Thursday, April 03, 2008

The Chronicle of Higher Education, April 4, 2008, Friday

Copyright 2008 The Chronicle of Higher Education

All Rights Reserved

The Chronicle of Higher Education

April 4, 2008, Friday

SECTION: STUDENTS; Pg. 23 Vol. 54 No. 30

HEADLINE: The Changing Face of Student Aid

BYLINE: ELIZABETH F. FARRELL

BODY:

A recent flurry of announcements from some of the wealthiest and most competitive private colleges brought welcome news to lower- and middle-income families. Many Ivy League institutions, along with dozens of smaller colleges that also attract high-achieving students, unveiled student-aid plans that will drastically lower the cost of attendance for those families.

The new programs vary in scope and generosity, but most either replace loans with grants for all students or significantly decrease the debt burden for families below a certain income threshold -- on average, about $75,000 per year.

But the nation's two wealthiest colleges -- Harvard and Yale Universities -- increased student aid for far-more-affluent families. Harvard announced in December that families with annual incomes as high as $180,000 would have to pay only 10 percent of their incomes toward tuition. Yale also sharply increased aid, for families that earn up to $200,000.

Those packages for families that are among the top 5 percent of earners in the country have changed the definition of "middle class" and put pressure on other top institutions to be equally generous, many higher-education experts say.

For institutions at the top of the pecking order, the offer of more student aid involves little more than getting the approval of trustees and administrators to dip into bulging university coffers.

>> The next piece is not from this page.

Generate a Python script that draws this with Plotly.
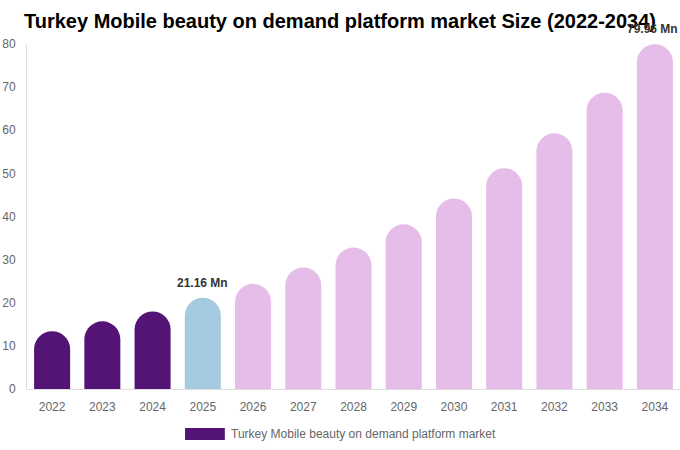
import plotly.graph_objects as go

# ===============================
# DATA
# ===============================
years = ["2022", "2023", "2024", "2025", "2026", "2027", "2028",
         "2029", "2030", "2031", "2032", "2033", "2034"]
market_size = [13.4, 15.7, 18.0, 21.16, 24.4, 28.2, 32.8,
               38.2, 44.2, 51.2, 59.3, 68.7, 79.96]
bar_colors = ["#541475"] * 3 + ["#a4cbe0"] + ["#e6bce8"] * 9
label_years = ["2025", "2034"]
label_texts = ["21.16 Mn", "79.96 Mn"]

series_name = "Turkey Mobile beauty on demand platform market"
title_text = "Turkey Mobile beauty on demand platform market Size (2022-2034)"

FONT = "Liberation Sans, Arial, sans-serif"

# ===============================
# FIGURE
# ===============================
fig = go.Figure()

fig.add_trace(go.Bar(
    x=years,
    y=market_size,
    marker=dict(color=bar_colors, cornerradius="50%", line=dict(width=0)),
    name=series_name,
    showlegend=False,
    hoverinfo="x+y",
))

# value labels; category index used as x (strings like "2025" get read as numbers)
for yr, txt in zip(label_years, label_texts):
    idx = years.index(yr)
    fig.add_annotation(
        x=idx, y=market_size[idx], text=f"<b>{txt}</b>", showarrow=False,
        yanchor="bottom", yshift=6,
        xshift=-2 if idx == len(years) - 1 else 0,
        font=dict(family=FONT, size=12, color="#333333"),
    )

# legend drawn by hand (wide swatch)
fig.add_shape(
    type="rect", xref="paper", yref="paper",
    x0=0.242, x1=0.303, y0=-0.148, y1=-0.113,
    fillcolor=bar_colors[0], line=dict(width=0),
)
fig.add_annotation(
    xref="paper", yref="paper", x=0.309, y=-0.131,
    text=series_name, showarrow=False, xanchor="left", yanchor="middle",
    font=dict(family=FONT, size=12, color="#666666"),
)

fig.update_layout(
    width=680,
    height=450,
    margin=dict(l=27, r=0, t=44, b=61),
    paper_bgcolor="white",
    plot_bgcolor="white",
    bargap=0.283,
    font=dict(family=FONT, size=12, color="#666666"),
    title=dict(
        text=f"<b>{title_text}</b>",
        x=0.5, xanchor="center",
        y=0.953, yanchor="middle",
        font=dict(family=FONT, size=20, color="#000000"),
    ),
    xaxis=dict(
        type="category",
        range=[-0.5, len(years) - 0.5],
        showgrid=False,
        showline=True, linecolor="#dddddd", linewidth=1,
        ticks="", ticklabelstandoff=7, automargin=False,
        tickfont=dict(size=12, color="#666666"),
    ),
    yaxis=dict(
        range=[0, 80],
        dtick=10,
        showgrid=False,
        zeroline=False,
        showline=True, linecolor="#dddddd", linewidth=1,
        ticks="", ticklabelstandoff=8, automargin=False,
        tickfont=dict(size=12, color="#666666"),
    ),
)

# drop the default 8px body margin so the figure sits at the window's corner
fig.write_html(
    "out.html",
    config={"displayModeBar": False},
    post_script="document.body.style.margin = '0';",
)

But their new policies have a trickle-down effect: As colleges with fewer financial resources attempt to remain competitive with their richer peers, many student-aid professionals and higher-education experts worry, they might divert funds from the poorest students to give more money to middle-class ones in the form of merit aid and debt relief. Another concern is that those institutions will raise their overall tuition, and students who pay full price will finance programs for poorer students, in effect, recycling tuition revenue.

"The marquee institutions with a stunning oversupply of students are going to be fine no matter what," says Daniel M. Lundquist, founder of the Education Consultancy, an admissions-advising firm. "Others on the cusp, who are highly tuition-dependent, will be faced with some tough questions about how they are going to finance such programs to remain competitive."

Realities of Endowment Money

At the wealthiest 10 percent of private colleges and universities, endowment per student is, on average, about $450,000. But for all private colleges, the median endowment per student is only $15,000.

Even among the universities with the biggest endowments, variations between the extremely wealthy and those with just average wealth are drastic.

Harvard University was able to use its $35-billion endowment to replace all loans with grants and drastically reduce the tuition that even upper-income families have to pay. Yale will be able to pay for its new student-aid plan with money generated by its $24-billion endowment. And Princeton University, with a $13.5-billion endowment, the third-wealthiest institution in the country, eliminated loans from its aid packages seven years ago. Last year the university also awarded an average aid package of more than $17,000 to about 80 percent of families with incomes between $150,000 and $200,000 who applied for financial aid.

It is hard to keep up with those three, even at other Ivy League institutions. Ronald G. Ehrenberg, director of the Cornell Higher Education Research Institute, says his university's $5.5-billion endowment amounts to only 15 percent of what Harvard has per student and 12.5 percent of what Princeton has, because Cornell has a significantly larger undergraduate population than either of those institutions.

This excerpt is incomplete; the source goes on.